After a week of trying to hold it together and make it seem like it’s not a big deal, I finally broke down and cried for the last three days. Good thing this week was a flex week because the tears didn’t stop and I couldn’t get any work done. I had to take a break every 10 minutes just to try to calm myself down and get my eyes dry enough to see what I was doing. I’d lost my appetite, too. Most of the times I’d be on the phone with friends, one after the other, talking and crying it out. I don’t think I’ve ever felt that my emotions were this out of control in my life. My eyes were dry at my dad’s funeral, and when my first ex and I split I felt more helpless and hopeless than sad or angry.
Yesterday was an especially hard day to cope. If I heard myself saying the things I was saying over the phone to my friends, I’d give myself a hard slap across the face. I was such a baby!!! I should give myself more credit and know that I am stronger than I think I am. Not being able to stop crying is okay, and not being okay yesterday only makes today easier to cope. My cheeks may be tender and my eyes may be puffy but I am at least able to work without breaking down.
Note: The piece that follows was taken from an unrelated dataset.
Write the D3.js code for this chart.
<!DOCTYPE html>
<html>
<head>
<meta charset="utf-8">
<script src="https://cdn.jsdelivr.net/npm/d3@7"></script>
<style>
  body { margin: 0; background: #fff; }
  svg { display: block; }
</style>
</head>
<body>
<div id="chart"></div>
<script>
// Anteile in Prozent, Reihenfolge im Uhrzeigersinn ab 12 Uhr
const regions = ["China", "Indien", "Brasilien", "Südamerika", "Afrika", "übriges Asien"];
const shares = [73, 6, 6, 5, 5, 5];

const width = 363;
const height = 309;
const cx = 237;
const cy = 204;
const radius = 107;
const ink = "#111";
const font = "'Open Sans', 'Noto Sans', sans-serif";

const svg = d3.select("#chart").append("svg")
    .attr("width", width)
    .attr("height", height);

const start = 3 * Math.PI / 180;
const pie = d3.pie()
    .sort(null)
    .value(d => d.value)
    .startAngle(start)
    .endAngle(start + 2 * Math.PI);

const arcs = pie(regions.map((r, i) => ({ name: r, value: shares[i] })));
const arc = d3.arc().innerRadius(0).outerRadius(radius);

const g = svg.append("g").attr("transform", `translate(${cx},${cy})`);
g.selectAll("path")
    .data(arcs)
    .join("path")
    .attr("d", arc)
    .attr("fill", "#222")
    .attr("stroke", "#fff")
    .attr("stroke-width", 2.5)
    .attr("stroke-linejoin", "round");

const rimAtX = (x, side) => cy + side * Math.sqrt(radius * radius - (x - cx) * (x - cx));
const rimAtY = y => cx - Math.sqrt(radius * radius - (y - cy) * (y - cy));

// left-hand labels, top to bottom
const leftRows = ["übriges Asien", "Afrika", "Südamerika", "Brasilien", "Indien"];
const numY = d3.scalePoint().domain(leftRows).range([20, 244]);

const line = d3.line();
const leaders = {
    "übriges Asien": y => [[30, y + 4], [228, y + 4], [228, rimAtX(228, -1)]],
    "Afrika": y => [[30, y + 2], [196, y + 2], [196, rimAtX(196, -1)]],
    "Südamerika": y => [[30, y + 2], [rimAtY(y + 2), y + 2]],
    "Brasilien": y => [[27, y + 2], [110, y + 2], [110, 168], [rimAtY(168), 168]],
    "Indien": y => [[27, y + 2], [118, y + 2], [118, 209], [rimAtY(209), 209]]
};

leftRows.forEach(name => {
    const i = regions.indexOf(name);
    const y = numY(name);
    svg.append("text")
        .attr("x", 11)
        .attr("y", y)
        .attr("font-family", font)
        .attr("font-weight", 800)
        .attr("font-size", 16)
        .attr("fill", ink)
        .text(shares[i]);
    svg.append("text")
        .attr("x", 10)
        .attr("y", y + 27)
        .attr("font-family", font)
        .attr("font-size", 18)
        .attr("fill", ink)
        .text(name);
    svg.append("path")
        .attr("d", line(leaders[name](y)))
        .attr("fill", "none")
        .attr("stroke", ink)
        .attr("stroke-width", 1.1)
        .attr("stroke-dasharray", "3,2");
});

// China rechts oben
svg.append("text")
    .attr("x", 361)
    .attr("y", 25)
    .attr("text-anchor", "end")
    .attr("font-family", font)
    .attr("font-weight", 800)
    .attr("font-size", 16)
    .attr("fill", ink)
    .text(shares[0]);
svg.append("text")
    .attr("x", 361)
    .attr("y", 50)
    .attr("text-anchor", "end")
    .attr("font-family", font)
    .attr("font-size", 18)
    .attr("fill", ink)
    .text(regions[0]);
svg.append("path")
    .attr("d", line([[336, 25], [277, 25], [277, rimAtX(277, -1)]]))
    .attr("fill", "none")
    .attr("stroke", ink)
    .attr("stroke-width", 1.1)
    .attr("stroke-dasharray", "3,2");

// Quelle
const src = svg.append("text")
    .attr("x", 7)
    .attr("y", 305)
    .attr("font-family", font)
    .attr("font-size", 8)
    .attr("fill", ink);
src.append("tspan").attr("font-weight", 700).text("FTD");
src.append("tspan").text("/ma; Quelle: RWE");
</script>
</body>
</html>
The hardest thing for me to get over is the fact that she went cold turkey. That’s the part I don’t understand and get most upset about. We clearly still love each other and care about each other, so why cut off contact altogether? Why can’t there be a less difficult way to part as lovers? Why put ourselves through the pain of not only losing a romantic partner but also a friend? Why tarnish such a lovely relationship with a bad break-up? Why why why why why! I kept asking my friends for answers they don’t have. Letting go is already a difficult enough homework that I have yet to learn; it doesn’t need to be further complicated by a cold shoulder…
I kept wondering how I’d behave or act if I run into her on the street. I’m not sure if I’ll be able to say hi or give her the respect she failed to show me when our relationship ended. I wonder if I’ll bolt away as fast as I can, or if I’ll pretend I didn’t see her at all and not acknowledge her like any other stranger I pass on the street. I also wonder if we’ll be friends in the future… Guess I’ll never know.